§ **TO BE DONE**: Your task is to repeat the lines from the line with "Recreate this image" to the line with "150.7, 161.2, 172.4];", both ends included, and nothing else. Pictures stay out of the copy.

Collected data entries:
>>>>
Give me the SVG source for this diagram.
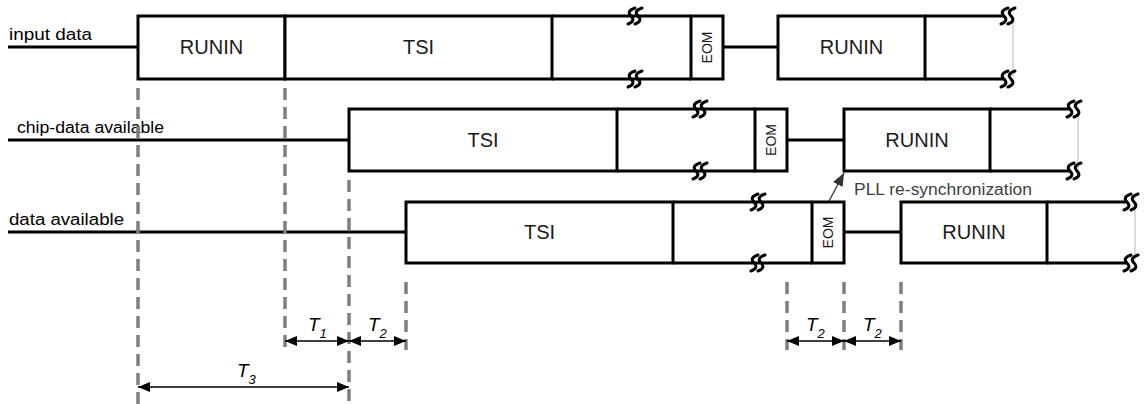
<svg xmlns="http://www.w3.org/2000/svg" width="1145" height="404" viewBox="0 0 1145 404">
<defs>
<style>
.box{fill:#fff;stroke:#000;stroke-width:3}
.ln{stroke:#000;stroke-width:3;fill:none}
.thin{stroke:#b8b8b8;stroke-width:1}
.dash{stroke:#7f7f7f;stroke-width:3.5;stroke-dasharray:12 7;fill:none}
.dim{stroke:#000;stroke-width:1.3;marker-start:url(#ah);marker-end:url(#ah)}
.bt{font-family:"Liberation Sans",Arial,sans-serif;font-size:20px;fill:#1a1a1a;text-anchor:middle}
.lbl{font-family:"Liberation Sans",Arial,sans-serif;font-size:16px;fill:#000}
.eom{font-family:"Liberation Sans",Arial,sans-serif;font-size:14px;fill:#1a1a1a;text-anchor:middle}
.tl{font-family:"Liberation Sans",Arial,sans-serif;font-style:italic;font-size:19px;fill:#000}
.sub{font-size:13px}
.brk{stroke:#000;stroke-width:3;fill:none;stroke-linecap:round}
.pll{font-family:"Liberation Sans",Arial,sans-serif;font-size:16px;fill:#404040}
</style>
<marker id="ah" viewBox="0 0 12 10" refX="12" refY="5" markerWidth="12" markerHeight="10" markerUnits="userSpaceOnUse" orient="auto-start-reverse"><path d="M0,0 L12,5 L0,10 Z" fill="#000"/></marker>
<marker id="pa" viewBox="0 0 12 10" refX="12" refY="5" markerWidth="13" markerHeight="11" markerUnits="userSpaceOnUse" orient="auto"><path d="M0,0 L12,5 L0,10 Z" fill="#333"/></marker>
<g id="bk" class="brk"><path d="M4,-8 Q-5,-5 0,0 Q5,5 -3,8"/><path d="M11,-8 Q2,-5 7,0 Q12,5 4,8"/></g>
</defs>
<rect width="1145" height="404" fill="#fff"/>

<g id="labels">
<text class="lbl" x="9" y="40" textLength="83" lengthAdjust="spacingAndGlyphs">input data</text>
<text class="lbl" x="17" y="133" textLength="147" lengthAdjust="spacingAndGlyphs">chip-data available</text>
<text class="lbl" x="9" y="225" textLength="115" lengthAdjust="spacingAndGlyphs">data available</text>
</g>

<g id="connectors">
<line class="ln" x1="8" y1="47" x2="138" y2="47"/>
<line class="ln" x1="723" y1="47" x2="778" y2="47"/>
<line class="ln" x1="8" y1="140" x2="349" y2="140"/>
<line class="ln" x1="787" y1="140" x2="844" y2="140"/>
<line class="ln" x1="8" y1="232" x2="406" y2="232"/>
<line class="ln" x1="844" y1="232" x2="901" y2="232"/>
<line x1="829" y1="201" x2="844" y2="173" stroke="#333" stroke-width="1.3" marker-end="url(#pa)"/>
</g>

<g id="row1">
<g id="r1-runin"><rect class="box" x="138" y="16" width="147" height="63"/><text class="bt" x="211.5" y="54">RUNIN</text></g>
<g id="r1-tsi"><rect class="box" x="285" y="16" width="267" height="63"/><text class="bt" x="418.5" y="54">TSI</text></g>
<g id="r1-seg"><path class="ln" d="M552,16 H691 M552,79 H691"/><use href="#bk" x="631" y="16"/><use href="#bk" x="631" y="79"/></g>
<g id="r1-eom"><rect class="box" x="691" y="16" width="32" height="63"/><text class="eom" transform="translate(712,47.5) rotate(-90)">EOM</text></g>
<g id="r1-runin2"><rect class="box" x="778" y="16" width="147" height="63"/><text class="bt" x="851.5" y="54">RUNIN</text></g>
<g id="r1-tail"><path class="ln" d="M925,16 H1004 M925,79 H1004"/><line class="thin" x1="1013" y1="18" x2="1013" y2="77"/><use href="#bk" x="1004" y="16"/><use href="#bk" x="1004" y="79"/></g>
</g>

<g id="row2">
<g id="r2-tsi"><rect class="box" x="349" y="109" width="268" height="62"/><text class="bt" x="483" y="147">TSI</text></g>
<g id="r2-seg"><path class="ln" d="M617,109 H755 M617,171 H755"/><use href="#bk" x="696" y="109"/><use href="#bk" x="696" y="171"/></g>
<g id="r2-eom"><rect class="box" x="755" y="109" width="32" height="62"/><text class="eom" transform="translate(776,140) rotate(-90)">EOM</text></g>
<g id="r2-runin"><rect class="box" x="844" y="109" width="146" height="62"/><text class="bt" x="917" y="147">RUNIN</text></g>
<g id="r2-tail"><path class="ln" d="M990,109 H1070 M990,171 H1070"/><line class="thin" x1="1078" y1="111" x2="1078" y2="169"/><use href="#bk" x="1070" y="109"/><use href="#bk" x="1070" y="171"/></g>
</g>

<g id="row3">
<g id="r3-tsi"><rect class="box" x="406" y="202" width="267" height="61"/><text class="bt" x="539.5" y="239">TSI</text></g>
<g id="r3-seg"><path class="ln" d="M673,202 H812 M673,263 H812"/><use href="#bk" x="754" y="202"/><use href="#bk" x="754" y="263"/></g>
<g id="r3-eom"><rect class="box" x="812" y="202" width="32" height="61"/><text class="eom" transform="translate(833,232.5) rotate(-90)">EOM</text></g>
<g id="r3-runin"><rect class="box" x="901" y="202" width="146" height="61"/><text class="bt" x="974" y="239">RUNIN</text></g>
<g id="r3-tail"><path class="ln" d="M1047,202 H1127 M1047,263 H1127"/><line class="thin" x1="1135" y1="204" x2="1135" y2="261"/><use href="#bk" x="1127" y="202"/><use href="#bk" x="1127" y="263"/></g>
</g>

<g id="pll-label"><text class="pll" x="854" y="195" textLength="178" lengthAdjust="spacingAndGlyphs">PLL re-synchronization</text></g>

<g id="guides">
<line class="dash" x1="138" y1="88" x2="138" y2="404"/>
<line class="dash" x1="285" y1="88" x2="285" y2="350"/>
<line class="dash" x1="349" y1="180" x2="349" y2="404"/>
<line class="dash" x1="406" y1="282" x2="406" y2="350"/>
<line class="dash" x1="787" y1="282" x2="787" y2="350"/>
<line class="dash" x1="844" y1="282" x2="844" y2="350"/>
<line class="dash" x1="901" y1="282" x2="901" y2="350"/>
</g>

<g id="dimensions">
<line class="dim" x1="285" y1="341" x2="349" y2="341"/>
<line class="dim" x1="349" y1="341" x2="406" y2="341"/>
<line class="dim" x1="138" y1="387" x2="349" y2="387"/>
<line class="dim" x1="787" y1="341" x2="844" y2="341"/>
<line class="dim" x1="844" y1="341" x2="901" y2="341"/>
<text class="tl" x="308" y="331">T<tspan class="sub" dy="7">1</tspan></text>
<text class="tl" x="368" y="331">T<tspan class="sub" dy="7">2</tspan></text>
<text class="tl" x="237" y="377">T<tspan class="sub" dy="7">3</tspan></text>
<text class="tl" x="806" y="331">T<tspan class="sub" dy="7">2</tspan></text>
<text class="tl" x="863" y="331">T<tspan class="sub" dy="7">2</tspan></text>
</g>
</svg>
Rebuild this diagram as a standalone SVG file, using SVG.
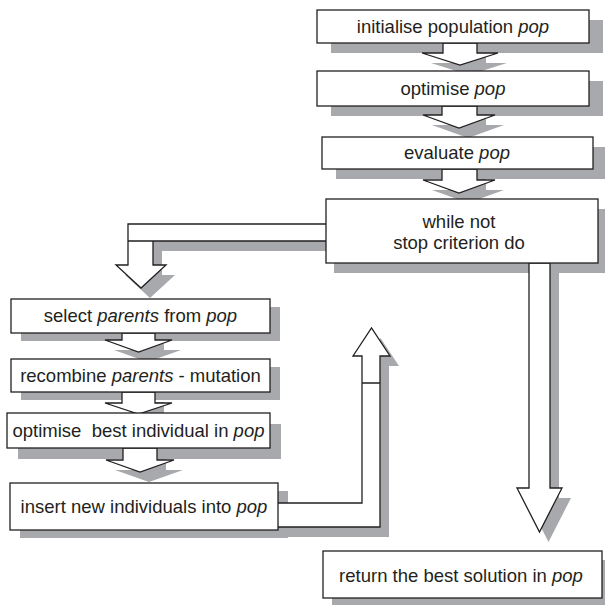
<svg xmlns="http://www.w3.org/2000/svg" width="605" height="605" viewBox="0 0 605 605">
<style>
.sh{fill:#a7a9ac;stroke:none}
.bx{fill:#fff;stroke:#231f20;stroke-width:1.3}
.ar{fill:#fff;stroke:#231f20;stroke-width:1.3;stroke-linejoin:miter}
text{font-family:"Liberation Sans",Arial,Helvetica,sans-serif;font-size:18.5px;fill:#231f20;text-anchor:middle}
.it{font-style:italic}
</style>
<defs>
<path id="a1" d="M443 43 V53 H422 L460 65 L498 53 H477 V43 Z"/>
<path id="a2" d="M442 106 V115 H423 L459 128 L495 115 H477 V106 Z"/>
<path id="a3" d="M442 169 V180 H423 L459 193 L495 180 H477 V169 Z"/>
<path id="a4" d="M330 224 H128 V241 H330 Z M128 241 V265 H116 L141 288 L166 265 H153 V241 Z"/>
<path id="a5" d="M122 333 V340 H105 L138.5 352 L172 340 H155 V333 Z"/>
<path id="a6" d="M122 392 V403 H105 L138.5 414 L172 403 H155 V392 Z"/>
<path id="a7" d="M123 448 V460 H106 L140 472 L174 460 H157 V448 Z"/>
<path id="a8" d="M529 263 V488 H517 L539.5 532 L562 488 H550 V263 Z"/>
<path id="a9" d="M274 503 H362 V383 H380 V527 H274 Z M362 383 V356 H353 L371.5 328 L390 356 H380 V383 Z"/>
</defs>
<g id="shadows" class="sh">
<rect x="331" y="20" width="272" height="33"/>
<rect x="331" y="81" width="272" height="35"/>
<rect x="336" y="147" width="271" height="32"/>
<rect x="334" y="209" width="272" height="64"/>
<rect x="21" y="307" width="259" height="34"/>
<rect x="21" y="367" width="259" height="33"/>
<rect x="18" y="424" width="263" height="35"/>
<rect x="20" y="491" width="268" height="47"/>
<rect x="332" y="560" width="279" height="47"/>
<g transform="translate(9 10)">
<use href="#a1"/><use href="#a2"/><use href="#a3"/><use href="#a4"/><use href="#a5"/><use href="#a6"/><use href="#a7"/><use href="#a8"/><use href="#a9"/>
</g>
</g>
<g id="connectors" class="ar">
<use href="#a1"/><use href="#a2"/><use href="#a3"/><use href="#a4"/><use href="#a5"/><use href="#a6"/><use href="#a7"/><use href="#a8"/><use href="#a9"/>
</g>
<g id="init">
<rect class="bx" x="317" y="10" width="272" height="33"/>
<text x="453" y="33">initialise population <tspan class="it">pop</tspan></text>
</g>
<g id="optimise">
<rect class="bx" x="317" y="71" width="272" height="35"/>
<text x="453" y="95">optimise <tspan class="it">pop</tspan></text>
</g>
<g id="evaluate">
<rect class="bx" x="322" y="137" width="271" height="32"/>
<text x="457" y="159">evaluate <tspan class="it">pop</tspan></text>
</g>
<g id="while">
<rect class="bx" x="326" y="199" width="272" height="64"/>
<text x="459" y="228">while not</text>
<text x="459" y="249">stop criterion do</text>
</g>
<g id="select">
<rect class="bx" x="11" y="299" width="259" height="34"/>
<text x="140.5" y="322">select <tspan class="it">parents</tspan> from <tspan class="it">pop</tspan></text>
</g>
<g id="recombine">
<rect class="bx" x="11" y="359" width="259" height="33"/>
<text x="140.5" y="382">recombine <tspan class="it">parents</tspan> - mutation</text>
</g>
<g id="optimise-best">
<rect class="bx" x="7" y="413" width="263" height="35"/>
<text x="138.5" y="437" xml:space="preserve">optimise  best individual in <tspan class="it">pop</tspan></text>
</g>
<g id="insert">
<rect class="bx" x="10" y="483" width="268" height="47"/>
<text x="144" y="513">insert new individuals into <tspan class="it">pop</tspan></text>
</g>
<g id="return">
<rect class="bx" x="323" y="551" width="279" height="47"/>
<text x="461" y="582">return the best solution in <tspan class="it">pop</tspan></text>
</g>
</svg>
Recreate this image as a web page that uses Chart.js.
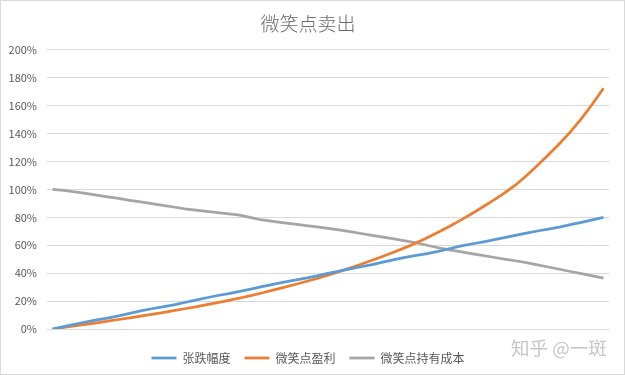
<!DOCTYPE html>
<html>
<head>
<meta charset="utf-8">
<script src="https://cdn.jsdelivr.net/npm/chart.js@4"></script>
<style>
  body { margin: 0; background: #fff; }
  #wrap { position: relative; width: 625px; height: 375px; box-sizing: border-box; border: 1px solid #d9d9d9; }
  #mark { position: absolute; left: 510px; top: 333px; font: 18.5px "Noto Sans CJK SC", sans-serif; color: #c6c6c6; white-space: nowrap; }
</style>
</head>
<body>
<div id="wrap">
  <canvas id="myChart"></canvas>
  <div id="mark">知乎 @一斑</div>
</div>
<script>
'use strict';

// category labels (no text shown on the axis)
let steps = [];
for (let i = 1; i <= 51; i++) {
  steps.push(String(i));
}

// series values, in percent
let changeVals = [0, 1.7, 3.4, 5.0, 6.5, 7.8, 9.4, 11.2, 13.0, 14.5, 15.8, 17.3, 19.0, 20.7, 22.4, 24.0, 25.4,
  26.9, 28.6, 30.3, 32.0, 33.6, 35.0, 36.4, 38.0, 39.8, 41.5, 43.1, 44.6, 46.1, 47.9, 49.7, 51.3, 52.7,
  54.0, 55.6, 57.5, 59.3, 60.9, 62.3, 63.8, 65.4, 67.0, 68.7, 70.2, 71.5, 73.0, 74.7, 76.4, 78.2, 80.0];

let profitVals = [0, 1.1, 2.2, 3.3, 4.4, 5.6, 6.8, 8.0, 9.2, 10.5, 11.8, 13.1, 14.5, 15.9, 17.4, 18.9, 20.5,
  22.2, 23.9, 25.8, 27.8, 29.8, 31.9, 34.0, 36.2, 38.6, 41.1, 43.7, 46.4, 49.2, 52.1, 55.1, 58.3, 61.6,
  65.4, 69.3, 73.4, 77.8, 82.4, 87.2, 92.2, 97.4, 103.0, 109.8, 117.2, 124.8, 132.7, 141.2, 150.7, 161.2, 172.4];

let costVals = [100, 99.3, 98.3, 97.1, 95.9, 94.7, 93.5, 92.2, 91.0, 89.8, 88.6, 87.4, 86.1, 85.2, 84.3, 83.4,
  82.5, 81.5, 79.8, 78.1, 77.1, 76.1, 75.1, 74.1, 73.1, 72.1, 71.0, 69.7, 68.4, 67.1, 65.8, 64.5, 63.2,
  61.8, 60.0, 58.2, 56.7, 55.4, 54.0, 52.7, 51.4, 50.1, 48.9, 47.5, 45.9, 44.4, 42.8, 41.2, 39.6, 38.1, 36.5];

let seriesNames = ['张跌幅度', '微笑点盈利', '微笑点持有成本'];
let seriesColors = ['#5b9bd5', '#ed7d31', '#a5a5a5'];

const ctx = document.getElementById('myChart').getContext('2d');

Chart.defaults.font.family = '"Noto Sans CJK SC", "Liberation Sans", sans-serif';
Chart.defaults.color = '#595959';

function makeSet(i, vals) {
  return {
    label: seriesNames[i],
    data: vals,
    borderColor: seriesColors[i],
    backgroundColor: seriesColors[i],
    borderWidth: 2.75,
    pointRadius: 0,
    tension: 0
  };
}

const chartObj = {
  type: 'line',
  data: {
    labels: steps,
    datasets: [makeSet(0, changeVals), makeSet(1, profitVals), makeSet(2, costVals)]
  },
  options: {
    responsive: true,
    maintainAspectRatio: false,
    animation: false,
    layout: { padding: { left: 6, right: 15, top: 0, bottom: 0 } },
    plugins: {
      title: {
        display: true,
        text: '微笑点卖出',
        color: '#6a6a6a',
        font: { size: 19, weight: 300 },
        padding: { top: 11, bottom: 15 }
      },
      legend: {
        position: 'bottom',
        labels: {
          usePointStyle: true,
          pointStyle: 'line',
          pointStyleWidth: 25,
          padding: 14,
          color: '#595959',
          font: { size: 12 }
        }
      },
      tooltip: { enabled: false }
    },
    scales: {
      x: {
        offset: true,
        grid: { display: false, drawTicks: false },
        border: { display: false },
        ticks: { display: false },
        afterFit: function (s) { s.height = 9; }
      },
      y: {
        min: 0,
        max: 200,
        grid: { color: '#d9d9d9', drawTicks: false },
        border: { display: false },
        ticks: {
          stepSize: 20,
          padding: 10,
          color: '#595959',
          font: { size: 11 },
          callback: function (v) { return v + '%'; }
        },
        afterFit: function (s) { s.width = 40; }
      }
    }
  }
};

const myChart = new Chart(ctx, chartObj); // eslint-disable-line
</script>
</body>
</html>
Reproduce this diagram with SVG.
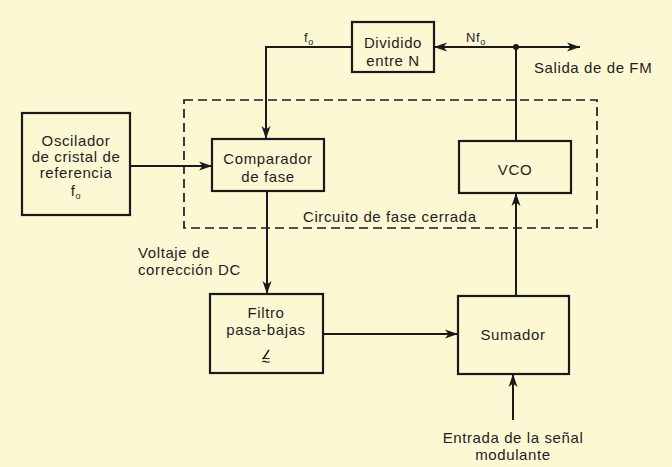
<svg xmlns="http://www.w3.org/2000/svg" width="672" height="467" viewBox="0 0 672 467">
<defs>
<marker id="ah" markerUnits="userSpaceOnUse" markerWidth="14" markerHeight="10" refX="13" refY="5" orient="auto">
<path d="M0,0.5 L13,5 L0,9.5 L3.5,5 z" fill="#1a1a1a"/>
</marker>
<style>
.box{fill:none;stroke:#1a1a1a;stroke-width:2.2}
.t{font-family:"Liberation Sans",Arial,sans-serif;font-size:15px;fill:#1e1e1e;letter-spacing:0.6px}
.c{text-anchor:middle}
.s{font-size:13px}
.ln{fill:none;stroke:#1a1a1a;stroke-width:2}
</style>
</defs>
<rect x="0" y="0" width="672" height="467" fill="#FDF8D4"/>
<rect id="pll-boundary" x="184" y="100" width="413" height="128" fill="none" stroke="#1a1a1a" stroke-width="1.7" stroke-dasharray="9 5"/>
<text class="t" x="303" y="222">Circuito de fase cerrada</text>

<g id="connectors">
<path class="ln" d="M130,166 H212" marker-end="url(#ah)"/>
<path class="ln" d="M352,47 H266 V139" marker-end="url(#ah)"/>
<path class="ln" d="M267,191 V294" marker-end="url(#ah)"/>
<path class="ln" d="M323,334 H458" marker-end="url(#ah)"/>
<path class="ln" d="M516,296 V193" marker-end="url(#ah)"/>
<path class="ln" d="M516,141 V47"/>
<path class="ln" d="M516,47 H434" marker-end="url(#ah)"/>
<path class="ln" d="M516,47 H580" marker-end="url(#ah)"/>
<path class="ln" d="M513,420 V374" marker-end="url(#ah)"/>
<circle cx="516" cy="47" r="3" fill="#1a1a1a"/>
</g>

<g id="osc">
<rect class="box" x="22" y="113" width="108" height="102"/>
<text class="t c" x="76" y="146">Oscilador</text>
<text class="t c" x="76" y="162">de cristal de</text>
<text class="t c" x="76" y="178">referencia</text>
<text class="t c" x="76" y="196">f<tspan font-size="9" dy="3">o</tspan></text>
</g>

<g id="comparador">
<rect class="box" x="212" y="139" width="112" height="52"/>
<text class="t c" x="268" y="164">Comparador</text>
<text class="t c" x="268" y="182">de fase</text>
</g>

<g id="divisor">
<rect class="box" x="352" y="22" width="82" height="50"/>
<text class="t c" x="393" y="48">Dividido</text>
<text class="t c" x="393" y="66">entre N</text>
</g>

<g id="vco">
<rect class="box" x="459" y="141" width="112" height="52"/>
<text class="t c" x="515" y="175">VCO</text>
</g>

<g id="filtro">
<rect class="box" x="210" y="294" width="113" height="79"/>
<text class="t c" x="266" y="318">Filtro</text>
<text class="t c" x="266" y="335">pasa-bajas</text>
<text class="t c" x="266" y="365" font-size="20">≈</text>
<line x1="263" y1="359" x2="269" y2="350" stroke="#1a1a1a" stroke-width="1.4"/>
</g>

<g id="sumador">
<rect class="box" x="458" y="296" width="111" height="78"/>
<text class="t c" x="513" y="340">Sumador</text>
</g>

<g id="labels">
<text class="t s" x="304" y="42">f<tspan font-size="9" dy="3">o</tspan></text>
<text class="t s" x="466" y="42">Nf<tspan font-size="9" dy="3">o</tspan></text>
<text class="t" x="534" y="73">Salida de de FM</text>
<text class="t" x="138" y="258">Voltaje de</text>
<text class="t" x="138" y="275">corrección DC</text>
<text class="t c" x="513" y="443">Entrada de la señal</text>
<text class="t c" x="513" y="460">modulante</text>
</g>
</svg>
<<<<
§ **RESPONSE TO THIS EXERCISE**:
Recreate this image as a web page that uses Chart.js.
<!DOCTYPE html>
<html>
<head>
<meta charset="utf-8">
<script src="https://cdn.jsdelivr.net/npm/chart.js@4"></script>
<style>
  body { margin: 0; background: #fff; }
  #wrap { position: relative; width: 625px; height: 375px; box-sizing: border-box; border: 1px solid #d9d9d9; }
  #mark { position: absolute; left: 510px; top: 333px; font: 18.5px "Noto Sans CJK SC", sans-serif; color: #c6c6c6; white-space: nowrap; }
</style>
</head>
<body>
<div id="wrap">
  <canvas id="myChart"></canvas>
  <div id="mark">知乎 @一斑</div>
</div>
<script>
'use strict';

// category labels (no text shown on the axis)
let steps = [];
for (let i = 1; i <= 51; i++) {
  steps.push(String(i));
}

// series values, in percent
let changeVals = [0, 1.7, 3.4, 5.0, 6.5, 7.8, 9.4, 11.2, 13.0, 14.5, 15.8, 17.3, 19.0, 20.7, 22.4, 24.0, 25.4,
  26.9, 28.6, 30.3, 32.0, 33.6, 35.0, 36.4, 38.0, 39.8, 41.5, 43.1, 44.6, 46.1, 47.9, 49.7, 51.3, 52.7,
  54.0, 55.6, 57.5, 59.3, 60.9, 62.3, 63.8, 65.4, 67.0, 68.7, 70.2, 71.5, 73.0, 74.7, 76.4, 78.2, 80.0];

let profitVals = [0, 1.1, 2.2, 3.3, 4.4, 5.6, 6.8, 8.0, 9.2, 10.5, 11.8, 13.1, 14.5, 15.9, 17.4, 18.9, 20.5,
  22.2, 23.9, 25.8, 27.8, 29.8, 31.9, 34.0, 36.2, 38.6, 41.1, 43.7, 46.4, 49.2, 52.1, 55.1, 58.3, 61.6,
  65.4, 69.3, 73.4, 77.8, 82.4, 87.2, 92.2, 97.4, 103.0, 109.8, 117.2, 124.8, 132.7, 141.2, 150.7, 161.2, 172.4];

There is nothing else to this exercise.